• Requirements: Please write the listing below out again exactly, leaving every picture behind.

◇ ◇ ◇

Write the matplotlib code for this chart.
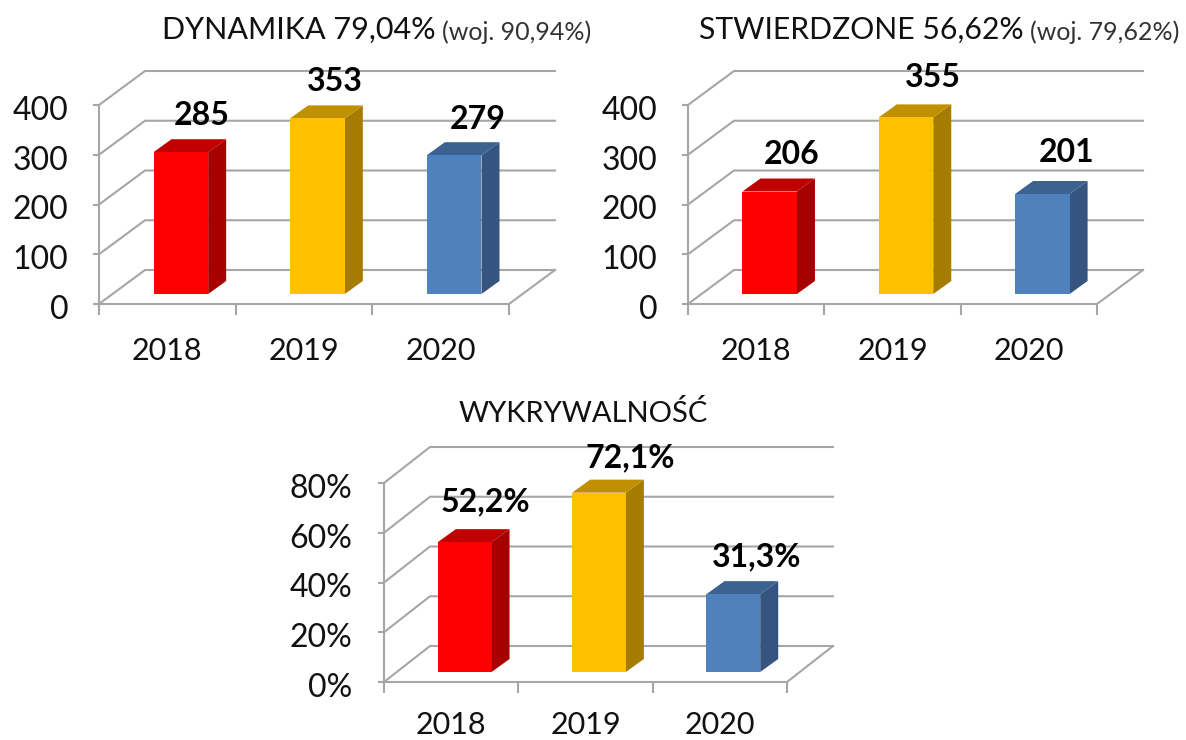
import matplotlib
matplotlib.use('Agg')
import matplotlib.pyplot as plt
from matplotlib.patches import Polygon
from matplotlib.transforms import ScaledTranslation

plt.rcParams['font.family'] = ['Lato', 'DejaVu Sans']

W = 1186
H = 740

years = ['2018', '2019', '2020']
dynamika = [285, 353, 279]
stwierdzone = [206, 355, 201]
wykrywalnosc = [52.2, 72.1, 31.3]

dynamika_labels = ['285', '353', '279']
stwierdzone_labels = ['206', '355', '201']
wykrywalnosc_labels = ['52,2%', '72,1%', '31,3%']

ticks_count = [0, 100, 200, 300, 400]
ticks_pct = [0, 20, 40, 60, 80]
ticks_pct_labels = ['0%', '20%', '40%', '60%', '80%']

front = ['#ff0000', '#ffc000', '#4f81bd']
side = ['#a60000', '#a67c00', '#355480']
top = ['#c00000', '#bf9000', '#3b6291']
GRID = '#a6a6a6'
TEXT = '#111111'


def px(x, y):
    return x / W, 1 - y / H


def panel(left, right, y0, ytop, values, labels, yticks, yticklabels, ymax,
          back_dy, label_off, pad, year_pad):
    pw = right - left
    ph = y0 - ytop
    ax = fig.add_axes([left / W, 1 - y0 / H, pw / W, ph / H])
    ax.set_xlim(0, 3)
    ax.set_ylim(0, ymax)
    ux = 3 / pw
    uy = ymax / ph
    # wall depth
    dx = 46 * ux
    dy = back_dy * uy
    for v in yticks:
        ax.plot([0, dx, 3 + dx], [v, v + dy, v + dy], color=GRID, lw=1.5,
                clip_on=False, zorder=1, solid_joinstyle='miter')
    ax.plot([3, 3 + dx], [0, dy], color=GRID, lw=1.5, clip_on=False, zorder=1)

    # bars
    bw = 0.4
    bdx = 18 * ux
    bdy = 13 * uy
    sx = 13.5 * ux
    sy = 10 * uy
    for i, v in enumerate(values):
        x0 = i + 0.5 - bw / 2 + sx
        x1 = x0 + bw
        yt = v + sy
        ax.add_patch(Polygon([(x1, sy), (x1 + bdx, sy + bdy), (x1 + bdx, yt + bdy), (x1, yt)],
                             fc=side[i], ec='none', clip_on=False, zorder=3))
        ax.add_patch(Polygon([(x0, yt), (x1, yt), (x1 + bdx, yt + bdy), (x0 + bdx, yt + bdy)],
                             fc=top[i], ec='none', clip_on=False, zorder=3))
        ax.add_patch(Polygon([(x0, sy), (x1, sy), (x1, yt), (x0, yt)],
                             fc=front[i], ec='none', clip_on=False, zorder=4))
        # offsets are in pixels from the top of the bar front
        ox, oy = label_off[i]
        ax.annotate(labels[i], ((x0 + x1) / 2, yt), xytext=(ox * 0.72, oy * 0.72),
                    textcoords='offset points', ha='center', va='center',
                    fontsize=23, fontweight='bold', color='black', zorder=6,
                    annotation_clip=False)

    for s in ['top', 'right']:
        ax.spines[s].set_visible(False)
    for s in ['left', 'bottom']:
        ax.spines[s].set_color(GRID)
        ax.spines[s].set_linewidth(1.5)
    ax.patch.set_alpha(0)
    ax.set_yticks(yticks)
    ax.set_yticklabels(yticklabels)
    ax.set_xticks([0, 1, 2, 3])
    ax.set_xticklabels([])
    ax.set_xticks([0.5, 1.5, 2.5], minor=True)
    ax.set_xticklabels(years, minor=True)
    ax.tick_params(axis='x', which='major', length=8, width=1.5, color=GRID)
    ax.tick_params(axis='x', which='minor', length=0, pad=year_pad, labelsize=22, labelcolor=TEXT)
    ax.tick_params(axis='y', length=4, width=1.5, color=GRID, pad=pad, labelsize=23, labelcolor=TEXT)
    # labels sit a little low in the original
    shift = ScaledTranslation(0, -2 / 72, fig.dpi_scale_trans)
    for lab in ax.get_yticklabels():
        lab.set_transform(lab.get_transform() + shift)
    return ax


fig = plt.figure(figsize=(W / 100, H / 100), dpi=100, facecolor='white')

panel(99, 509, 304, 105, dynamika, dynamika_labels, ticks_count,
      [str(t) for t in ticks_count], 400, 34,
      [(21, 37), (17, 37), (24, 36)], 18, 24)
panel(688, 1097, 304, 105, stwierdzone, stwierdzone_labels, ticks_count,
      [str(t) for t in ticks_count], 400, 34,
      [(22, 37), (27, 40), (24, 42)], 18, 24)
panel(384, 787, 682, 483, wykrywalnosc, wykrywalnosc_labels, ticks_pct,
      ticks_pct_labels, 80, 36,
      [(21, 40), (31, 35), (23, 37)], 19, 21)

fig.text(*px(162, 30), 'DYNAMIKA 79,04%', fontsize=22, color=TEXT, ha='left', va='center')
fig.text(*px(442, 32), '(woj. 90,94%)', fontsize=18, color='#333333', ha='left', va='center')
fig.text(*px(699, 30), 'STWIERDZONE 56,62%', fontsize=21.7, color=TEXT, ha='left', va='center')
fig.text(*px(1030, 32), '(woj. 79,62%)', fontsize=18, color='#333333', ha='left', va='center')
fig.text(*px(459, 413), 'WYKRYWALNOŚĆ', fontsize=21, color=TEXT, ha='left', va='center')

fig.savefig('out.png', dpi=100)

◇ ◇ ◇

• Answer to the task:
Write the matplotlib code for this chart.
import matplotlib
matplotlib.use('Agg')
import matplotlib.pyplot as plt
from matplotlib.patches import Polygon
from matplotlib.transforms import ScaledTranslation

plt.rcParams['font.family'] = ['Lato', 'DejaVu Sans']

W = 1186
H = 740

years = ['2018', '2019', '2020']
dynamika = [285, 353, 279]
stwierdzone = [206, 355, 201]
wykrywalnosc = [52.2, 72.1, 31.3]

dynamika_labels = ['285', '353', '279']
stwierdzone_labels = ['206', '355', '201']
wykrywalnosc_labels = ['52,2%', '72,1%', '31,3%']

ticks_count = [0, 100, 200, 300, 400]
ticks_pct = [0, 20, 40, 60, 80]
ticks_pct_labels = ['0%', '20%', '40%', '60%', '80%']

front = ['#ff0000', '#ffc000', '#4f81bd']
side = ['#a60000', '#a67c00', '#355480']
top = ['#c00000', '#bf9000', '#3b6291']
GRID = '#a6a6a6'
TEXT = '#111111'


def px(x, y):
    return x / W, 1 - y / H


def panel(left, right, y0, ytop, values, labels, yticks, yticklabels, ymax,
          back_dy, label_off, pad, year_pad):
    pw = right - left
    ph = y0 - ytop
    ax = fig.add_axes([left / W, 1 - y0 / H, pw / W, ph / H])
    ax.set_xlim(0, 3)
    ax.set_ylim(0, ymax)
    ux = 3 / pw
    uy = ymax / ph
    # wall depth
    dx = 46 * ux
    dy = back_dy * uy
    for v in yticks:
        ax.plot([0, dx, 3 + dx], [v, v + dy, v + dy], color=GRID, lw=1.5,
                clip_on=False, zorder=1, solid_joinstyle='miter')
    ax.plot([3, 3 + dx], [0, dy], color=GRID, lw=1.5, clip_on=False, zorder=1)

    # bars
    bw = 0.4
    bdx = 18 * ux
    bdy = 13 * uy
    sx = 13.5 * ux
    sy = 10 * uy
    for i, v in enumerate(values):
        x0 = i + 0.5 - bw / 2 + sx
        x1 = x0 + bw
        yt = v + sy
        ax.add_patch(Polygon([(x1, sy), (x1 + bdx, sy + bdy), (x1 + bdx, yt + bdy), (x1, yt)],
                             fc=side[i], ec='none', clip_on=False, zorder=3))
        ax.add_patch(Polygon([(x0, yt), (x1, yt), (x1 + bdx, yt + bdy), (x0 + bdx, yt + bdy)],
                             fc=top[i], ec='none', clip_on=False, zorder=3))
        ax.add_patch(Polygon([(x0, sy), (x1, sy), (x1, yt), (x0, yt)],
                             fc=front[i], ec='none', clip_on=False, zorder=4))
        # offsets are in pixels from the top of the bar front
        ox, oy = label_off[i]
        ax.annotate(labels[i], ((x0 + x1) / 2, yt), xytext=(ox * 0.72, oy * 0.72),
                    textcoords='offset points', ha='center', va='center',
                    fontsize=23, fontweight='bold', color='black', zorder=6,
                    annotation_clip=False)

    for s in ['top', 'right']:
        ax.spines[s].set_visible(False)
    for s in ['left', 'bottom']:
        ax.spines[s].set_color(GRID)
        ax.spines[s].set_linewidth(1.5)
    ax.patch.set_alpha(0)
    ax.set_yticks(yticks)
    ax.set_yticklabels(yticklabels)
    ax.set_xticks([0, 1, 2, 3])
    ax.set_xticklabels([])
    ax.set_xticks([0.5, 1.5, 2.5], minor=True)
    ax.set_xticklabels(years, minor=True)
    ax.tick_params(axis='x', which='major', length=8, width=1.5, color=GRID)
    ax.tick_params(axis='x', which='minor', length=0, pad=year_pad, labelsize=22, labelcolor=TEXT)
    ax.tick_params(axis='y', length=4, width=1.5, color=GRID, pad=pad, labelsize=23, labelcolor=TEXT)
    # labels sit a little low in the original
    shift = ScaledTranslation(0, -2 / 72, fig.dpi_scale_trans)
    for lab in ax.get_yticklabels():
        lab.set_transform(lab.get_transform() + shift)
    return ax


fig = plt.figure(figsize=(W / 100, H / 100), dpi=100, facecolor='white')

panel(99, 509, 304, 105, dynamika, dynamika_labels, ticks_count,
      [str(t) for t in ticks_count], 400, 34,
      [(21, 37), (17, 37), (24, 36)], 18, 24)
panel(688, 1097, 304, 105, stwierdzone, stwierdzone_labels, ticks_count,
      [str(t) for t in ticks_count], 400, 34,
      [(22, 37), (27, 40), (24, 42)], 18, 24)
panel(384, 787, 682, 483, wykrywalnosc, wykrywalnosc_labels, ticks_pct,
      ticks_pct_labels, 80, 36,
      [(21, 40), (31, 35), (23, 37)], 19, 21)

fig.text(*px(162, 30), 'DYNAMIKA 79,04%', fontsize=22, color=TEXT, ha='left', va='center')
fig.text(*px(442, 32), '(woj. 90,94%)', fontsize=18, color='#333333', ha='left', va='center')
fig.text(*px(699, 30), 'STWIERDZONE 56,62%', fontsize=21.7, color=TEXT, ha='left', va='center')
fig.text(*px(1030, 32), '(woj. 79,62%)', fontsize=18, color='#333333', ha='left', va='center')
fig.text(*px(459, 413), 'WYKRYWALNOŚĆ', fontsize=21, color=TEXT, ha='left', va='center')

fig.savefig('out.png', dpi=100)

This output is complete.